Mbaye entend également « reprofiler » la dette sénégalaise. « Il existe, dit-il, un art de s’endetter de façon intelligente ». Dans cette même perspective financière, il a annoncé la création d’un Fonds de garantie et d’investissements prioritaires (Fongip) destiné au financement des « petites initiatives », des micro-entreprises, des PME-PMI, « le socle de notre croissance », d’un Fonds souverain d’investissement stratégique (Fonsis) en faveur des entreprises privées et parapubliques nationales à « fort potentiel de développement ». Il a aussi promis « l’amélioration du cadre fiscal de l’activité de crédit-bail, du capital-risque et le développement de la finance islamique ».
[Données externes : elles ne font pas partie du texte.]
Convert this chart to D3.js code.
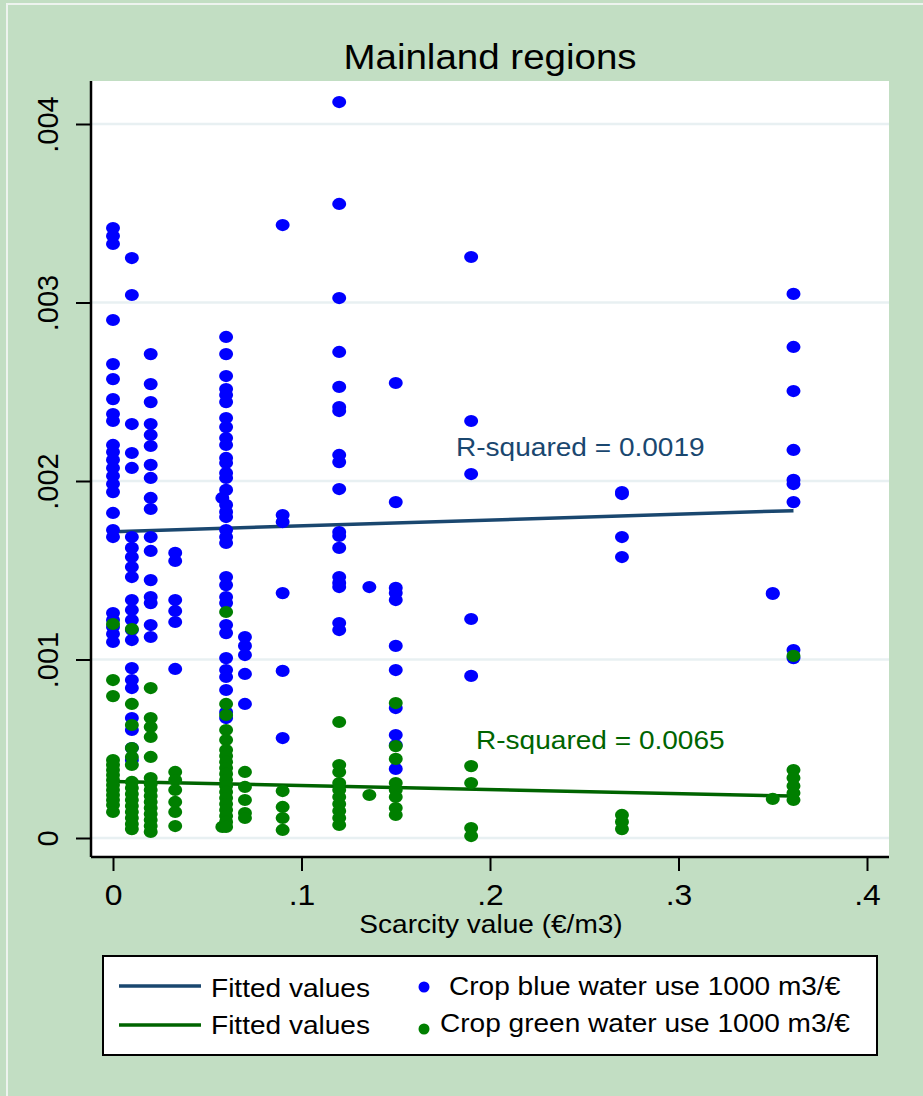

* Abdoul Mbaye fait allusion au Festival mondial des arts nègres (Dakar - 10-31 décembre 2010), formidable manifestation à vocation panafricaine et internationale dont l’organisation et la gestion auraient, malheureusement, été critiquables.

** Le Sénat vient, tout naturellement (le PDS d’Abdoulaye Wade y est majoritaire), de voter contre cette suppression de la chambre haute et de la vice-présidence mais cela ne devrait pas empêcher la finalisation du projet gouvernemental. Le coût annuel du « fonctionnement » du Sénat est chiffré à 7 milliards de francs CFA.